## Instruction
Copy out every line in the entries below that includes "chart".

## Given data
::::
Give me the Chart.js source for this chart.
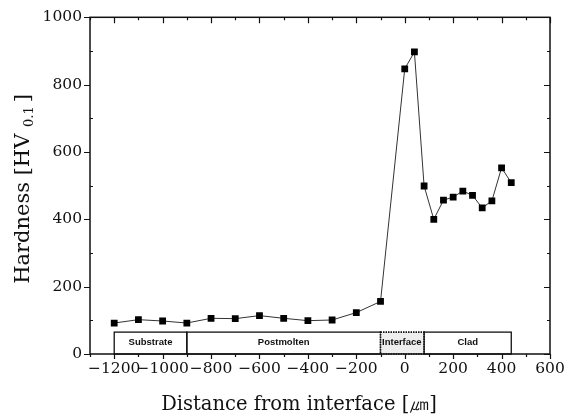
::::
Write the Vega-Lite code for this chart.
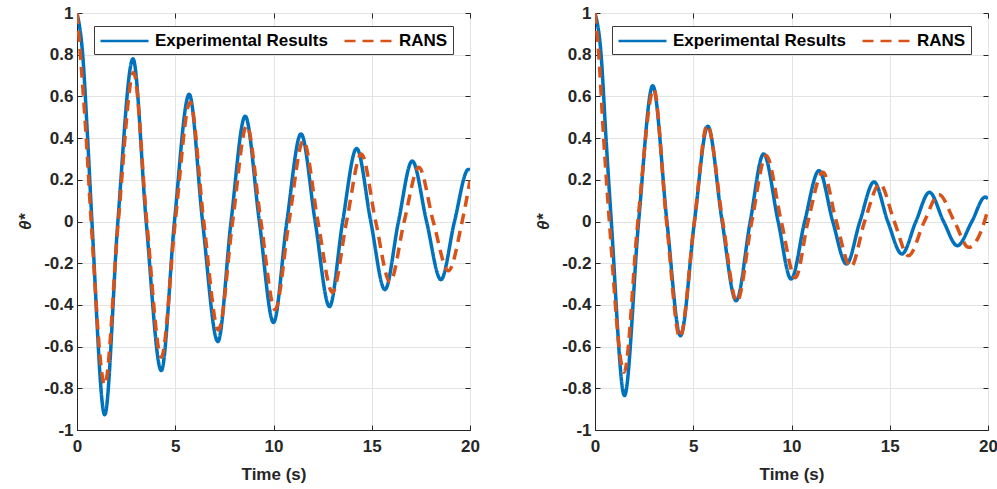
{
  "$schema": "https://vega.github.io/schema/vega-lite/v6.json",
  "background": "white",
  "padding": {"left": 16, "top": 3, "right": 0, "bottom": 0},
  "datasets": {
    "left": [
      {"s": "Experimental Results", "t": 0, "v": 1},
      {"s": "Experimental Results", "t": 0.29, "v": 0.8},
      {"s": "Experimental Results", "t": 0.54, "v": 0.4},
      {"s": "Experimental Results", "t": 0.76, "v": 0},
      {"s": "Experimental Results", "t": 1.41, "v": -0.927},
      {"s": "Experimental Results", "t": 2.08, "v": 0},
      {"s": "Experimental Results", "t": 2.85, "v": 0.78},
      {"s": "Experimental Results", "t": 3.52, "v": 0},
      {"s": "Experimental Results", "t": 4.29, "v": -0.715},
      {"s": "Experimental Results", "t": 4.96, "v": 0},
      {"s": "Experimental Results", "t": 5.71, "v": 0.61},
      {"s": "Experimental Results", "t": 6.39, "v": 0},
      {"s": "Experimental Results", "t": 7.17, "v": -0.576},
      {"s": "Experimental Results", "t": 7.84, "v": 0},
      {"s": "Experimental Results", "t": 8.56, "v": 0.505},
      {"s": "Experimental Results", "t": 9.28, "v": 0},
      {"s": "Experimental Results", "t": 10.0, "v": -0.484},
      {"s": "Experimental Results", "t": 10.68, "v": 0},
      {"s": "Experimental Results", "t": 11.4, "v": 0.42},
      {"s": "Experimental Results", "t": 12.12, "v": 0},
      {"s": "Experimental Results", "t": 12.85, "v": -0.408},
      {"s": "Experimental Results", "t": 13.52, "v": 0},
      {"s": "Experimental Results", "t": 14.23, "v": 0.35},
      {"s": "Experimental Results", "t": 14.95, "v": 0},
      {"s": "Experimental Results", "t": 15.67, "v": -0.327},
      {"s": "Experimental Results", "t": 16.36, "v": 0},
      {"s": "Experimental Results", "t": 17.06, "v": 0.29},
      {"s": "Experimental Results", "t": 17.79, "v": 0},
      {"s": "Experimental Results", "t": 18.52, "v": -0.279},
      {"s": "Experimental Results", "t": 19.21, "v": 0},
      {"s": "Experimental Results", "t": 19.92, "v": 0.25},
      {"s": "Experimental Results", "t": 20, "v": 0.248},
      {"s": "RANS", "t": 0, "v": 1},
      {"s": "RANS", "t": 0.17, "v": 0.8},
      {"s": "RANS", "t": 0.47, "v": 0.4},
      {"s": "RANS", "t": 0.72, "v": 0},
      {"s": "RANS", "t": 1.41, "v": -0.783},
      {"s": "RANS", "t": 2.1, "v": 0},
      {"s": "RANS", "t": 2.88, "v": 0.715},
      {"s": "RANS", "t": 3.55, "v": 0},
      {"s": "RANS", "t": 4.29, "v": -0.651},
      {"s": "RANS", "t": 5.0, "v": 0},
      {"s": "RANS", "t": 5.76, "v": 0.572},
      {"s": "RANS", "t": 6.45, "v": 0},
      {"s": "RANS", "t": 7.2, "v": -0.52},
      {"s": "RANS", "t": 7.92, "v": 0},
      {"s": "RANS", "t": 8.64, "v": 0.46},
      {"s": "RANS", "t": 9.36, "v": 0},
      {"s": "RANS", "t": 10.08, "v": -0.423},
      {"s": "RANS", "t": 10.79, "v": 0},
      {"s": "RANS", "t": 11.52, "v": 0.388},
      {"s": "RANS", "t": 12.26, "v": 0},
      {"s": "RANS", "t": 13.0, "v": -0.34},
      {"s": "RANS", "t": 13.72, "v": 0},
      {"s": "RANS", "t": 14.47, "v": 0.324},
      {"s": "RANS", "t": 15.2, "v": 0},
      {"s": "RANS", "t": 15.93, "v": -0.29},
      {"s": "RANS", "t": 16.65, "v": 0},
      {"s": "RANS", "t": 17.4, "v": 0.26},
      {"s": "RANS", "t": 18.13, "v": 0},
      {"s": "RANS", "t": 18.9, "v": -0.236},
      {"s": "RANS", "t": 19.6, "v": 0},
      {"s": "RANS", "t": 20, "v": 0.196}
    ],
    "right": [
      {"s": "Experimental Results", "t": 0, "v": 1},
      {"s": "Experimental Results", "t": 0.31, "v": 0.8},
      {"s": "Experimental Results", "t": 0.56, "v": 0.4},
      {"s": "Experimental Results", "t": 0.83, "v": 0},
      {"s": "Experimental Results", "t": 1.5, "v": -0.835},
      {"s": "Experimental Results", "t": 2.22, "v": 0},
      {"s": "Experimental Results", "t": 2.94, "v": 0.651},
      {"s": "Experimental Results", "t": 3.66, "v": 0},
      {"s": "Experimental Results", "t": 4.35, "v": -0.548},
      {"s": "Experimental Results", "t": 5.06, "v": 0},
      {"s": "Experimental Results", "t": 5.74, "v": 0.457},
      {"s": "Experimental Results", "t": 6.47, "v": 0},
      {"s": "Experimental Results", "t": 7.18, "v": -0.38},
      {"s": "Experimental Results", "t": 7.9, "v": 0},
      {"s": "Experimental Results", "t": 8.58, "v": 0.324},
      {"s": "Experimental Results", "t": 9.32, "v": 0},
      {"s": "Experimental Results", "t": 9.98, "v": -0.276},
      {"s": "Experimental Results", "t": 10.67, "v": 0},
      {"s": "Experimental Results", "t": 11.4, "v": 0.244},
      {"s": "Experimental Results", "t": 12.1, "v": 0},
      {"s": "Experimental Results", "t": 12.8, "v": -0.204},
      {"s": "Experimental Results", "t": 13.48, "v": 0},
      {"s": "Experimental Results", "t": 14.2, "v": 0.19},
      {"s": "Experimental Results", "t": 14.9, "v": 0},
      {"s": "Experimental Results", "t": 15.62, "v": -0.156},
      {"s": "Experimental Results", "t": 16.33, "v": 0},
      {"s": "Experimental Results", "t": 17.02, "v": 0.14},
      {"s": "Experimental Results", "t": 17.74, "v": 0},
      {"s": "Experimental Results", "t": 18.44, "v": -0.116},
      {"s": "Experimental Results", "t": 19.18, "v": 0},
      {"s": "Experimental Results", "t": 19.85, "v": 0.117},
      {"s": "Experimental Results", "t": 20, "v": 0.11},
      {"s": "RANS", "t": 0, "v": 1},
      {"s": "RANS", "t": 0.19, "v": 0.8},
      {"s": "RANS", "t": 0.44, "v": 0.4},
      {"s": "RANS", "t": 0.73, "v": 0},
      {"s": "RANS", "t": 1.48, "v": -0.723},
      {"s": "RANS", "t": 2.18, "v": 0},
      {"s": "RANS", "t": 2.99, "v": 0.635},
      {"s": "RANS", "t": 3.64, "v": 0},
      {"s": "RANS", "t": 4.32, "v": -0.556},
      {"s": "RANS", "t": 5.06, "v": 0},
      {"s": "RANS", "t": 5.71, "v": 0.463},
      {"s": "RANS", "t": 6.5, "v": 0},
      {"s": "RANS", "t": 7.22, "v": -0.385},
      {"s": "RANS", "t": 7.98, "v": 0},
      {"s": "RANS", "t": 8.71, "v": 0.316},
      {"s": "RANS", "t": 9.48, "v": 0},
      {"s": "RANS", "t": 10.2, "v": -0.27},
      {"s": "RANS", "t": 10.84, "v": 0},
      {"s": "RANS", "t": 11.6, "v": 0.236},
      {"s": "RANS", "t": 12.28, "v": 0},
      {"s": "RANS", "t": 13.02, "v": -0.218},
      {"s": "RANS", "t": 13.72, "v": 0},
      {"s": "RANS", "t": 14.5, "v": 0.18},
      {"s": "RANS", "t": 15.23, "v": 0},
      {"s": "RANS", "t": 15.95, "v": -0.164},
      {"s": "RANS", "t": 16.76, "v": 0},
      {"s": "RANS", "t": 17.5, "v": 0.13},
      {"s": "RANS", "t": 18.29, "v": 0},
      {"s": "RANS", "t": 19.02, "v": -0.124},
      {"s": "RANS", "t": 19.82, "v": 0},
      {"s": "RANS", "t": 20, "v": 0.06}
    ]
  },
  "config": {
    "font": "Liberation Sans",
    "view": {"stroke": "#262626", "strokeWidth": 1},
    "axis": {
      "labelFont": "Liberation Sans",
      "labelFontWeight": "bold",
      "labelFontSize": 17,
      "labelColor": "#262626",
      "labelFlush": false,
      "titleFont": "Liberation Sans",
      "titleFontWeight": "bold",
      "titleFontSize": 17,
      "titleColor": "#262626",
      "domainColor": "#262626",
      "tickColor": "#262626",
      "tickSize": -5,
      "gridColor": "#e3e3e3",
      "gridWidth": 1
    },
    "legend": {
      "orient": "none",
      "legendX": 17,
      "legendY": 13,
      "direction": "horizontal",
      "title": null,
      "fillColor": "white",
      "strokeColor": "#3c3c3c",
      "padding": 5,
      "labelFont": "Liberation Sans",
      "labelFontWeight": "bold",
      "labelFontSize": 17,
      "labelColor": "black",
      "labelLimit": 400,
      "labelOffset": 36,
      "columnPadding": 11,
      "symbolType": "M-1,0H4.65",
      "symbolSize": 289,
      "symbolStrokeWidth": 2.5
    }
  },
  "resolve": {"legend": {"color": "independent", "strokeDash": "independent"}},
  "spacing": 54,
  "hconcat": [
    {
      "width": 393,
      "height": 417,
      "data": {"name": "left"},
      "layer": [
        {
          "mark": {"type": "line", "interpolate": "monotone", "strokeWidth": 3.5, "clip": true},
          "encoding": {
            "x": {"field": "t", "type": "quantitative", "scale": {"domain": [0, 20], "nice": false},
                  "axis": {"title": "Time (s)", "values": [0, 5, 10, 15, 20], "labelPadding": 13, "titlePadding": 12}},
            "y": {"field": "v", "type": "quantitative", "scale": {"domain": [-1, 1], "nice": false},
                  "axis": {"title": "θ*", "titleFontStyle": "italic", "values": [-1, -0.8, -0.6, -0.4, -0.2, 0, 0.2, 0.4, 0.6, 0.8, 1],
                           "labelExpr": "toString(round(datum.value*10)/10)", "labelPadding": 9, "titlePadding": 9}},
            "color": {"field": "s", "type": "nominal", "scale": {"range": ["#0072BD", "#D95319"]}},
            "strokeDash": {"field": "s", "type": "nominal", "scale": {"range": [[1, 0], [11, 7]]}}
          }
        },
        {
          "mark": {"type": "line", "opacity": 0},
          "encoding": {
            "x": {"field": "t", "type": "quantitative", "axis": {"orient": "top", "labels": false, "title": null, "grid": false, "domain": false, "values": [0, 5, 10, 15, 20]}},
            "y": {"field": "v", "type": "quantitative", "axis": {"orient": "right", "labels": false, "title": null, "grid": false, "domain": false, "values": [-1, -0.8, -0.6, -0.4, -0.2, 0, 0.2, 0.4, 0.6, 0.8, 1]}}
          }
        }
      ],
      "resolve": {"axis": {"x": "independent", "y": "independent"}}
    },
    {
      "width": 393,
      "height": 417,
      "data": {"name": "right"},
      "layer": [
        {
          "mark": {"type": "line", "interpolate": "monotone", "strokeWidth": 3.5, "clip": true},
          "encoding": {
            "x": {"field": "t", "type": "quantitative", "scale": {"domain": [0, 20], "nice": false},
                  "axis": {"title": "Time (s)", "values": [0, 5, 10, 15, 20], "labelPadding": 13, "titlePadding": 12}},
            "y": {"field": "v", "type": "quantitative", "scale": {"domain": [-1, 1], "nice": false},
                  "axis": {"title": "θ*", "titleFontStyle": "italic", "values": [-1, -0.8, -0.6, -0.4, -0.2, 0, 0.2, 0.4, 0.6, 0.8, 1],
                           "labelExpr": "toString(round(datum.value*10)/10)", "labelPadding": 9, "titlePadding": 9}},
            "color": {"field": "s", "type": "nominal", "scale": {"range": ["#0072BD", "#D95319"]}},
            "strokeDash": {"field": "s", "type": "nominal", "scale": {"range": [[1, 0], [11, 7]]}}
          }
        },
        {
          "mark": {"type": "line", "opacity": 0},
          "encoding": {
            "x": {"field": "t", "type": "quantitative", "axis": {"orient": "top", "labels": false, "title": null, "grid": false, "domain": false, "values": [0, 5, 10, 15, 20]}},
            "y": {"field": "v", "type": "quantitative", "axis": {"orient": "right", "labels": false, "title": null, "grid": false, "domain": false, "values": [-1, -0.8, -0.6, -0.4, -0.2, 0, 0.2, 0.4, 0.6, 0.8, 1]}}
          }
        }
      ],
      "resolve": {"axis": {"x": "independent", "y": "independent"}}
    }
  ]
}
::::
## Output
Give me the Chart.js source for this chart.
Write the Vega-Lite code for this chart.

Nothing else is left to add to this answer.